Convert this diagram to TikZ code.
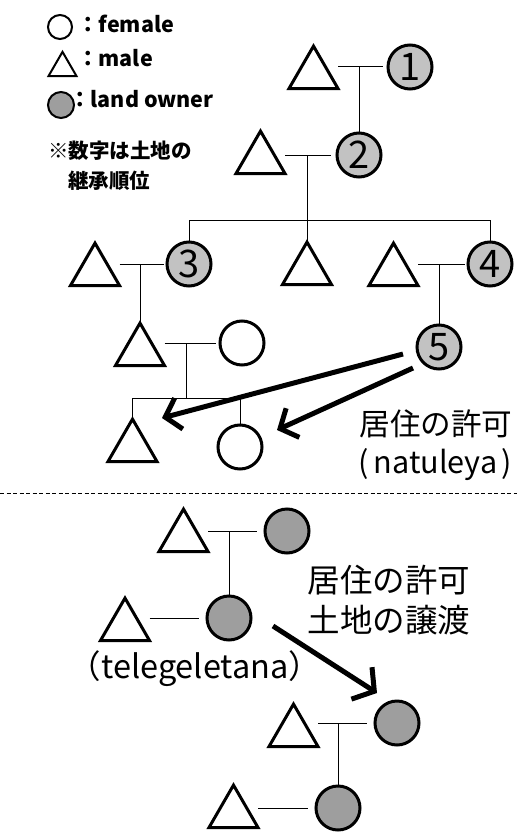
\documentclass[tikz,border=0pt]{standalone}
\usepackage{fontspec}
\setmainfont{Noto Sans CJK JP}
\usetikzlibrary{shapes.geometric,arrows.meta,calc}
\definecolor{ownA}{gray}{0.76}
\definecolor{ownB}{gray}{0.62}
\begin{document}
\begin{tikzpicture}[x=1pt,y=-1pt,
  tri/.style={draw, line width=3pt, regular polygon, regular polygon sides=3,
    minimum size=56.6pt, inner sep=0pt, outer sep=0pt},
  fem/.style={draw, line width=3pt, circle, minimum size=44pt, inner sep=0pt,
    outer sep=0pt, fill=white},
  ownerA/.style={fem, fill=ownA, font=\fontsize{38}{38}\selectfont},
  ownerB/.style={fem, fill=ownB},
  ltri/.style={draw, line width=2pt, regular polygon, regular polygon sides=3,
    minimum size=32.3pt, inner sep=0pt, outer sep=0pt},
  lcirc/.style={draw, line width=2pt, circle, inner sep=0pt, outer sep=0pt},
  legtext/.style={anchor=base west, inner sep=0pt, font=\bfseries\fontsize{21.5}{24}\selectfont},
  notetext/.style={anchor=base west, inner sep=0pt, font=\bfseries\fontsize{20.5}{24}\selectfont},
  labA/.style={anchor=base, inner sep=0pt, font=\fontsize{30.6}{34}\selectfont},
  labB/.style={anchor=base, inner sep=0pt, font=\fontsize{32.5}{36}\selectfont},
  rel/.style={line width=1pt},
  bigarrow/.style={line width=5pt, -{Straight Barb[length=14pt,width=32pt]}},
  bigarrowW/.style={line width=5pt, -{Straight Barb[length=15pt,width=38pt]}},
  sep/.style={line width=0.8pt, dash pattern=on 4pt off 2.5pt}
]
\fill[white] (0,0) rectangle (517,832);
\useasboundingbox (0,0) rectangle (517,832);

% legend
\node[lcirc, minimum size=24pt] (lf) at (60,27) {};
\node[legtext] (lft) at (77,33) {：female};
\node[ltri] (lm) at (62.5,68) {};
\node[legtext] (lmt) at (77,67) {：male};
\node[lcirc, minimum size=26pt, fill=ownB] (lo) at (61,105) {};
\node[legtext] (lot) at (69,108) {：land owner};
\node[notetext] (n1) at (48,158) {※数字は土地の};
\node[notetext] (n2) at (68,188) {継承順位};

% upper tree
\node[tri] (t1) at (313.5,74.4) {};
\node[ownerA] (c1) at (410,67) {1};
\node[tri] (t2) at (260.5,159.4) {};
\node[ownerA] (c2) at (359,155) {2};
\node[tri] (t3l) at (95,271.4) {};
\node[ownerA] (c3) at (189,264) {3};
\node[tri] (t3m) at (307,270.4) {};
\node[tri] (t3r) at (393.5,271.4) {};
\node[ownerA] (c4) at (490,264) {4};
\node[tri] (t4) at (140,351.4) {};
\node[fem] (w4) at (242,343) {};
\node[ownerA] (c5) at (439,347) {5};
\node[tri] (t5) at (132.5,447.4) {};
\node[fem] (w5) at (240,447) {};

\coordinate (bar1) at (307,220);
\coordinate (m4) at (186,343);
\coordinate (bar2) at (186,398);

\draw[rel] (t1.corner 3 |- c1.center) -- ([xshift=-5pt]c1.west);
\draw[rel] (c2.north |- c1.center) -- (c2.north);
\draw[rel] (t2.corner 3 |- c2.center) -- ([xshift=-6pt]c2.west);
\draw[rel] (t3m.corner 1 |- c2.center) -- (t3m.corner 1);
\draw[rel] (c3.north |- bar1) -- (c4.north |- bar1);
\draw[rel] (c3.north |- bar1) -- (c3.north);
\draw[rel] (c4.north |- bar1) -- (c4.north);
\draw[rel] (t3l.corner 3 |- c3.center) -- ([xshift=-3pt]c3.west);
\draw[rel] (t4.corner 1 |- c3.center) -- (t4.corner 1);
\draw[rel] (t3r.corner 3 |- c4.center) -- ([xshift=-3pt]c4.west);
\draw[rel] (c5.north |- c4.center) -- (c5.north);
\draw[rel] (t4.corner 3 |- w4.center) -- ([xshift=-4pt]w4.west);
\draw[rel] (m4) -- (bar2);
\draw[rel] (t5.corner 1 |- bar2) -- (w5.north |- bar2);
\draw[rel] (t5.corner 1 |- bar2) -- (t5.corner 1);
\draw[rel] (w5.north |- bar2) -- (w5.north);

\coordinate (a1s) at (403,354);
\coordinate (a1e) at (162,418);
\coordinate (a2s) at (413,368);
\coordinate (a2e) at (277,430);
\draw[bigarrow] (a1s) -- (a1e);
\draw[bigarrow] (a2s) -- (a2e);

\node[labA] (l1) at (436,435) {居住の許可};
\node[labA] (l2) at (435,473) {(\kern5pt natuleya\kern4pt)};

% separator
\coordinate (sl) at (0,493);
\coordinate (sr) at (517,493);
\draw[sep] (sl) -- (sr);

% lower tree
\node[tri] (ta) at (183.5,537.4) {};
\node[ownerB] (ca) at (287,531) {};
\node[tri] (tb) at (125,626.4) {};
\node[ownerB] (cb) at (229,618) {};
\node[tri] (tc) at (293.5,732.4) {};
\node[ownerB] (cc) at (397,723) {};
\node[tri] (td) at (233.5,813.4) {};
\node[ownerB] (cd) at (338,808) {};

\draw[rel] (ta.corner 3 |- ca.center) -- ([xshift=-8pt]ca.west);
\draw[rel] (cb.north |- ca.center) -- (cb.north);
\draw[rel] (tb.corner 3 |- cb.center) -- ([xshift=-8pt]cb.west);
\draw[rel] (tc.corner 3 |- cc.center) -- ([xshift=-8pt]cc.west);
\draw[rel] (cd.north |- cc.center) -- (cd.north);
\draw[rel] (td.corner 3 |- cd.center) -- ([xshift=-8pt]cd.west);

\node[labB] (l3) at (389,592) {居住の許可};
\node[labB] (l4) at (389,632) {土地の譲渡};
\node[labB] (l5) at (195,678) {（telegeletana）};

\coordinate (a3s) at (273,626);
\coordinate (a3e) at (377,693);
\draw[bigarrowW] (a3s) -- (a3e);
\end{tikzpicture}
\end{document}
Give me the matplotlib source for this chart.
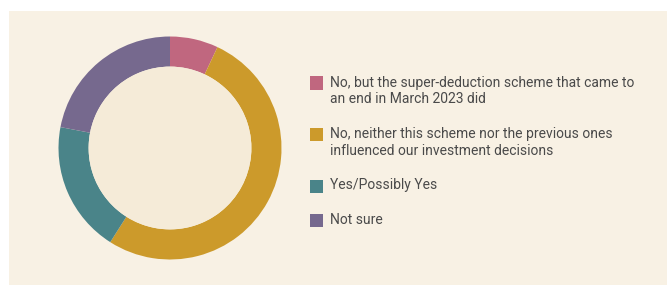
---------------
● JOB:
Every line containing the string "this" must be listed.

● SOLUTION TO THE EXERCISE:
Convert this diagram to TikZ code.
Give me the matplotlib source for this chart.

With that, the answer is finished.